I’m in my garage/office watching as Plow Asshole covers the end of my driveway for the fourth time today. Know what? I am not shoveling the damn thing again. I don’t care if we get ten feet of snow, Kurt can find his own way out of the driveway. Four times is too many. Of course, if I’d paid attention to the weather forecast, I’d have known that shovels two and three were pointless.
Anyway, you don’t want to hear about my battles with the Municipality of Tweed public works department. If you do, let me know. I’ve got a lot to say about Mr. Recycling Jerk.
In a couple of days my first monthly article will run in Open Book Toronto. They’re having some technical difficulties at the moment, but expect everything to be figured out in the next couple of days. Go check it out when it is up. I’m running a monthly writing challenge open to all writers, no matter what country you call home.

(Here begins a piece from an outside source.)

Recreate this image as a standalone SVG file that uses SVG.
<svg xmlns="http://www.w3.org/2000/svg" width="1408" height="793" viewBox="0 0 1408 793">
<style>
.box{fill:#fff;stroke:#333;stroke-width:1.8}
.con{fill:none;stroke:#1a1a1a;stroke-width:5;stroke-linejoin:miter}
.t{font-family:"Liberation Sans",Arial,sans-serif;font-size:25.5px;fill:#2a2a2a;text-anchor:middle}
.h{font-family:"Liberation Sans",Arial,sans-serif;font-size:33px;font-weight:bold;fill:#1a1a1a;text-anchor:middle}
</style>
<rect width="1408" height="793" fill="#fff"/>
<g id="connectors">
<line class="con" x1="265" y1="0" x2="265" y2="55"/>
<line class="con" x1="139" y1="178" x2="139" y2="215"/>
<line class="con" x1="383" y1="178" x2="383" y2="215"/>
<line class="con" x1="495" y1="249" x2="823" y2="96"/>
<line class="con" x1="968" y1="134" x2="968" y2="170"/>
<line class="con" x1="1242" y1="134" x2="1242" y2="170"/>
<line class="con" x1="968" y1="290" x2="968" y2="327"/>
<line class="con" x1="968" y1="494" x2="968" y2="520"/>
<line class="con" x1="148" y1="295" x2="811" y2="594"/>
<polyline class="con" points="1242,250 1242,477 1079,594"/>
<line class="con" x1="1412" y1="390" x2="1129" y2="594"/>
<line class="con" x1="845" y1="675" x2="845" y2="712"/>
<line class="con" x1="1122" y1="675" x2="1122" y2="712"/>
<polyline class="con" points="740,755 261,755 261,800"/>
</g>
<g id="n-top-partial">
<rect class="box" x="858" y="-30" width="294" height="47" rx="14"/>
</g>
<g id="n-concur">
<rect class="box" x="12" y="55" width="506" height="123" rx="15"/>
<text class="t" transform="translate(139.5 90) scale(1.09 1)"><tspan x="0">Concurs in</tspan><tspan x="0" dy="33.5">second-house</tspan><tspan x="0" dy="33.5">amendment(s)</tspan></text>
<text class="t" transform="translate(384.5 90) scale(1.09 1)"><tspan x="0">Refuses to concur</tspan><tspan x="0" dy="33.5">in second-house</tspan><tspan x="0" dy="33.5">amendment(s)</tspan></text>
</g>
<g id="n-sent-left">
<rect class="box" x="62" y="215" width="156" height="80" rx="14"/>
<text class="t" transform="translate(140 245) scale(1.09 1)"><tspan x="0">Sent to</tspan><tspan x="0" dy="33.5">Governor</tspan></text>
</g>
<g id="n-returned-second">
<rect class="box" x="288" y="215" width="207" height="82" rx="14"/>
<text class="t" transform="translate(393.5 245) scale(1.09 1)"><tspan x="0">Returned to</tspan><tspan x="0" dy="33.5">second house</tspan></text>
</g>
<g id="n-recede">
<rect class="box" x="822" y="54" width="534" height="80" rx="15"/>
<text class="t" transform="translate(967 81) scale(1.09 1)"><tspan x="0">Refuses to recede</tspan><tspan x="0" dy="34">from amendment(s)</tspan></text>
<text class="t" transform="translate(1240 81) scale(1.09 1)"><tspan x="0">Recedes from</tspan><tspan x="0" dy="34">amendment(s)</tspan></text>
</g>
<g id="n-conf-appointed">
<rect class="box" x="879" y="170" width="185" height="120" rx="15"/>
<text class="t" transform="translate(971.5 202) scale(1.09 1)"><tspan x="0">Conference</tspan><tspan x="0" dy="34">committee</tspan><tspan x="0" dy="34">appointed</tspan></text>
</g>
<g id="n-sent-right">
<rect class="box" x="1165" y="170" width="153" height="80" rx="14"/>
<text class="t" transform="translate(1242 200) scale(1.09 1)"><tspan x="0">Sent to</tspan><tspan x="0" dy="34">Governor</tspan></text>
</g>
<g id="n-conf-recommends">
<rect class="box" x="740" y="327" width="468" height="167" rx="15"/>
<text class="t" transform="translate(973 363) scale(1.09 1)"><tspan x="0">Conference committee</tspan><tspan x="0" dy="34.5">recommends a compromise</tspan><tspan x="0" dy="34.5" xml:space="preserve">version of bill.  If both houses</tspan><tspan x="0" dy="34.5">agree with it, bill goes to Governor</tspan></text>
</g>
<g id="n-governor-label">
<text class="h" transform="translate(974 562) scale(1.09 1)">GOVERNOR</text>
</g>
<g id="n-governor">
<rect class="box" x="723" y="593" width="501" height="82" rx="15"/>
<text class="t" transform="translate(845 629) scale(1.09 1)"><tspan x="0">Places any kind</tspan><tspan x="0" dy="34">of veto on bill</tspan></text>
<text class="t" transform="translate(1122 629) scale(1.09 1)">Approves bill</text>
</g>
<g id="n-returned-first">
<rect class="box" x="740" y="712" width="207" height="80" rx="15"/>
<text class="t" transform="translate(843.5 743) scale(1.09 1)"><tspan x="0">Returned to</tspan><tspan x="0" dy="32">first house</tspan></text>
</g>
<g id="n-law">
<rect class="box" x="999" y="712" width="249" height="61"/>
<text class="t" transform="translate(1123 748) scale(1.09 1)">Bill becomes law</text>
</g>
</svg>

You’ll have two weeks to write a flash fiction piece that adheres to the challenge guidelines. The winner is published in Open Book Toronto with the next month’s challenge. Okay so you won’t get tons of money, but I will offer a solid pat on the back, virtual martinis and lots of people will get to read your story. Come on, that’s a good deal.

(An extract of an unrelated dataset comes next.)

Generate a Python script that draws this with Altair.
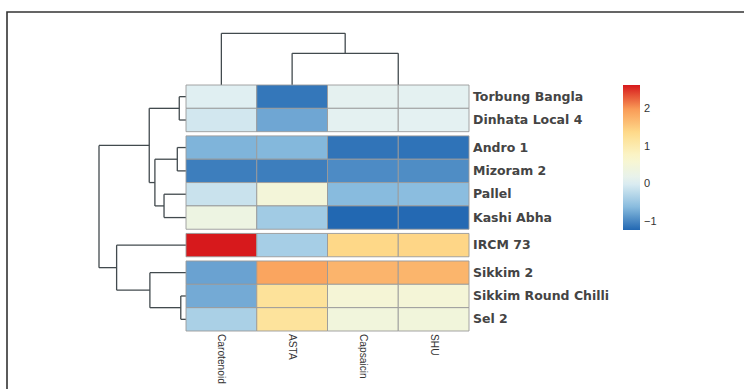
import altair as alt
import pandas as pd
import numpy as np

# ---------------- data ----------------
rows = ["Torbung Bangla", "Dinhata Local 4", "Andro 1", "Mizoram 2", "Pallel",
        "Kashi Abha", "IRCM 73", "Sikkim 2", "Sikkim Round Chilli", "Sel 2"]
cols = ["Carotenoid", "ASTA", "Capsaicin", "SHU"]

carotenoid = [0.05, -0.05, -0.65, -1.05, -0.12, 0.35, 2.64, -0.78, -0.72, -0.35]
asta       = [-1.10, -0.75, -0.62, -1.05, 0.50, -0.42, -0.38, 1.90, 1.22, 1.20]
capsaicin  = [0.12, 0.10, -1.12, -0.95, -0.60, -1.21, 1.40, 1.75, 0.55, 0.45]
shu        = [0.11, 0.09, -1.13, -0.94, -0.58, -1.20, 1.42, 1.74, 0.54, 0.46]

row_groups = [0, 0, 1, 1, 1, 1, 2, 3, 3, 3]   # cutree groups (gaps between)

# row linkage: (child a, child b, height); leaves 0..9, merges numbered 10.. in order
row_merges = [
    (0, 1, 0.31),    # 10
    (2, 3, 0.40),    # 11
    (4, 5, 1.01),    # 12
    (11, 12, 1.43),  # 13
    (10, 13, 1.69),  # 14
    (8, 9, 0.24),    # 15
    (7, 15, 1.66),   # 16
    (6, 16, 3.19),   # 17
    (14, 17, 4.00),  # 18
]
# column linkage: leaves 0..3, merges numbered 4..
col_merges = [
    (2, 3, 0.0),     # 4
    (1, 4, 2.45),    # 5
    (0, 5, 4.00),    # 6
]

palette = ["#2268B2", "#8DBFE0", "#E3F1F3", "#FBF7CC", "#FEDC8C", "#F99B57", "#D7191C"]
legend_values = [-1, 0, 1, 2]

# ---------------- layout constants ----------------
GAP = 0.18
n_rows = len(rows)
total_rows = n_rows + GAP * max(row_groups)

col_scale = alt.Scale(domain=[0, len(cols)], range=[186, 469], nice=False, zero=False)
row_scale = alt.Scale(domain=[0, total_rows], range=[85, 331], nice=False, zero=False)
rowtree_scale = alt.Scale(domain=[0, 4.0], range=[186, 99], nice=False, zero=False)
coltree_scale = alt.Scale(domain=[0, 4.0], range=[85, 33.3], nice=False, zero=False)

# ---------------- tables ----------------
values = {"Carotenoid": carotenoid, "ASTA": asta, "Capsaicin": capsaicin, "SHU": shu}
row_top = [i + GAP * g for i, g in enumerate(row_groups)]
heat_records = []
for i, r in enumerate(rows):
    for j, c in enumerate(cols):
        heat_records.append(dict(row=r, col=c, x=j, x2=j + 1,
                                 y=row_top[i], y2=row_top[i] + 1,
                                 value=values[c][i]))
df_heat = pd.DataFrame(heat_records)

all_vals = carotenoid + asta + capsaicin + shu
vmin, vmax = min(all_vals), max(all_vals)
stops = list(np.linspace(vmin, vmax, len(palette)))


def dendro_segments(leaf_pos, merges):
    pos = list(leaf_pos)
    hgt = [0.0] * len(leaf_pos)
    segs = []
    for a, b, h in merges:
        pa, pb = pos[a], pos[b]
        segs.append(dict(p=pa, p2=pa, h=hgt[a], h2=h))
        segs.append(dict(p=pb, p2=pb, h=hgt[b], h2=h))
        segs.append(dict(p=pa, p2=pb, h=h, h2=h))
        pos.append((pa + pb) / 2)
        hgt.append(h)
    df = pd.DataFrame(segs)
    # zero-height merges collapse onto the heatmap edge and are not drawn
    return df[(df["h"] > 0) | (df["h2"] > 0)]


row_centers = [t + 0.5 for t in row_top]
col_centers = [j + 0.5 for j in range(len(cols))]
df_rowtree = dendro_segments(row_centers, row_merges)
df_coltree = dendro_segments(col_centers, col_merges)

df_rowlab = pd.DataFrame(dict(name=rows, yc=row_centers, xr=[len(cols)] * n_rows))
df_collab = pd.DataFrame(dict(name=cols, xc=col_centers, yb=[total_rows] * len(cols)))

# ---------------- layers ----------------
frame = alt.Chart(pd.DataFrame({"a": [0]})).mark_rect(
    fillOpacity=0, stroke="#333333", strokeWidth=1.6
).encode(x=alt.value(7), x2=alt.value(900), y=alt.value(12), y2=alt.value(700))

heat = alt.Chart(df_heat).mark_rect(stroke="#9a9a9a", strokeWidth=0.9).encode(
    x=alt.X("x:Q", scale=col_scale, axis=None),
    x2="x2:Q",
    y=alt.Y("y:Q", scale=row_scale, axis=None),
    y2="y2:Q",
    color=alt.Color(
        "value:Q",
        scale=alt.Scale(domain=stops, range=palette, interpolate="rgb"),
        legend=alt.Legend(
            title=None, orient="none", legendX=623, legendY=85, direction="vertical",
            gradientLength=145, gradientThickness=17, gradientStrokeWidth=0,
            values=legend_values, labelFontSize=11, labelFont="Liberation Sans",
            labelColor="#333333", labelOffset=4, labelOverlap=False, padding=0,
        ),
    ),
)

rowtree = alt.Chart(df_rowtree).mark_rule(color="#424a4e", strokeWidth=1.3).encode(
    x=alt.X("h:Q", scale=rowtree_scale, axis=None),
    x2="h2:Q",
    y=alt.Y("p:Q", scale=row_scale, axis=None),
    y2="p2:Q",
)

coltree = alt.Chart(df_coltree).mark_rule(color="#424a4e", strokeWidth=1.3).encode(
    x=alt.X("p:Q", scale=col_scale, axis=None),
    x2="p2:Q",
    y=alt.Y("h:Q", scale=coltree_scale, axis=None),
    y2="h2:Q",
)

rowlabels = alt.Chart(df_rowlab).mark_text(
    align="left", baseline="middle", dx=4, font="DejaVu Sans", fontSize=12.5,
    fontWeight="bold", color="#444444"
).encode(
    x=alt.X("xr:Q", scale=col_scale, axis=None),
    y=alt.Y("yc:Q", scale=row_scale, axis=None),
    text="name:N",
)

collabels = alt.Chart(df_collab).mark_text(
    angle=90, align="left", baseline="middle", dx=3,
    font="Liberation Sans", fontSize=10.2, color="#333333"
).encode(
    x=alt.X("xc:Q", scale=col_scale, axis=None),
    y=alt.Y("yb:Q", scale=row_scale, axis=None),
    text="name:N",
)

chart = alt.layer(frame, rowtree, coltree, heat, rowlabels, collabels).resolve_scale(
    x="independent", y="independent"
).properties(
    width=744, height=389, padding=0,
    autosize=alt.AutoSizeParams(type="none"),
    background="white",
).configure_view(strokeWidth=0)

chart.save("out.html", embed_options={"renderer": "svg", "actions": False})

I received three rejections today for some short stories I submitted a few months ago. Okay, one was sent in May so it didn’t really bother me since I already assumed rejection. The other two, meh, I see now after reading more of their ‘accepted’ stories, that dark isn’t their thing. They don’t seem to like twist endings either. It’s not nice to fool the reader. Pffft. The good news is that they weren’t rejected based on my writing ability, and I’m happy with that. Style and voice, not much you can do. If it doesn’t fit, it doesn’t fit. Where’s my martini…oh, thanks Clive.
My fingers are numb. It’s a bit cold in my garage. Maybe if I took the heater out of my pants I could warm up my hands. Kurt says it doesn’t belong there anyway; fire hazard.

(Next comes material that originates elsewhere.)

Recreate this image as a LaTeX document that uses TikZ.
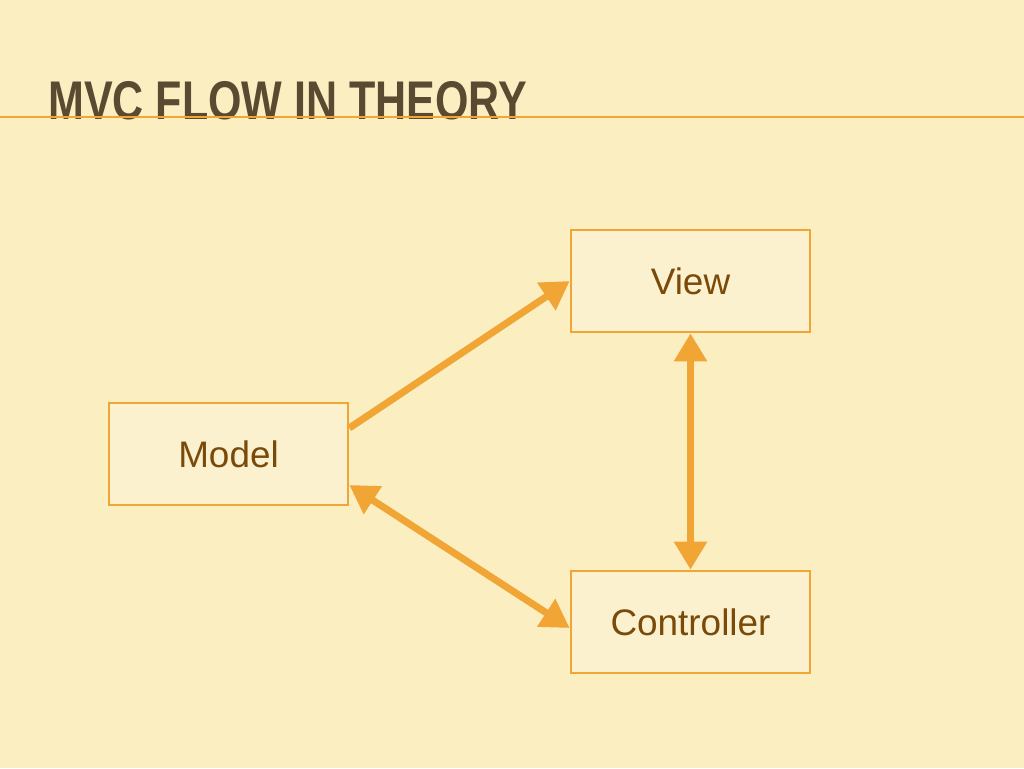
\documentclass[tikz,border=0pt]{standalone}
\usepackage{fontspec}
\setmainfont{Liberation Sans}
\usetikzlibrary{positioning,arrows.meta}
\definecolor{bgcream}{HTML}{FBEFC2}
\definecolor{boxfill}{HTML}{FCF1CF}
\definecolor{edge}{HTML}{F0A535}
\definecolor{labeltext}{HTML}{7A4A0A}
\definecolor{titletext}{HTML}{5A4A32}
\begin{document}
\begin{tikzpicture}[x=0.02cm,y=-0.02cm,
        block/.style={rectangle, draw=edge, line width=1.5pt, fill=boxfill, minimum width=4.78cm, minimum height=2.04cm, text=labeltext, font=\fontsize{21}{25}\selectfont},
        link/.style={draw=edge, line width=4pt, -{Triangle[length=16pt,width=18pt]}},
        twolink/.style={link, {Triangle[length=16pt,width=18pt]}-{Triangle[length=16pt,width=18pt]}}
    ]
        \fill[bgcream] (0,0) rectangle (1024,768);
        \useasboundingbox (0,0) rectangle (1024,768);
        \node[anchor=west, text=titletext, font=\bfseries\fontsize{31}{36}\selectfont, xscale=0.79, inner sep=0] (title) at (48,101) {MVC FLOW IN THEORY};
        \draw[edge, line width=1pt] (0,117) -- (1024,117);

        \node[block] (view) at (690.5,281) {View};
        \node[block] (model) at (228.5,454) {Model};
        \node[block] (controller) at (690.5,622) {Controller};

        \draw[link] (model.east |- 0,428) -- (view.west);
        \draw[twolink] (view.south) -- (controller.north);
        \draw[twolink] (model.east |- 0,485) -- (controller.west |- 0,628);
    \end{tikzpicture}
\end{document}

Actually, I’m just rambling. What I really wanted to bore you with today is something entirely different. Have you ever stumbled across an agent/publisher/publication that seemed tailor made for you? The guidelines, publications, etc. just feel…right? I found a very small Canadian press that I instantly felt a strange, “Oh my goodness, I WANT them to publish THIS book.” kind of feeling. No, they aren’t right for all of my writing, at least not from what I’ve seen so far, but remember Jack? You know, the manuscript I feared couldn’t be placed because it just wasn’t something publishers would like? That one. As soon as I read the ‘About Us’ page, Jack began waving his arms like a maniac. “Pick me! Pick me, bitch!” he kept saying. I ignored him and went through their catalogue of books, blog posts, and their Twitter page. Jack was all like, “If you ignore me any longer…” then I read their submissions guidelines. I giggled, many times. I felt as though I was reading guidelines I had written. Seriously. So I said, “Okay Jack. I pick you.” He offered an obscene method of repayment for my generosity and I declined. I’m a nice girl from Tweed. I don’t do the things Jack likes to do, thank you very much.
So I went about writing the most ridiculous query ever. Strange, funny, and probably including every ‘don’t’ ever written on those agent blogs. Now we wait. If they say no? So be it. You never know either way if you don’t even try. I’m picking up a box of wine in case they’re accepting bribes.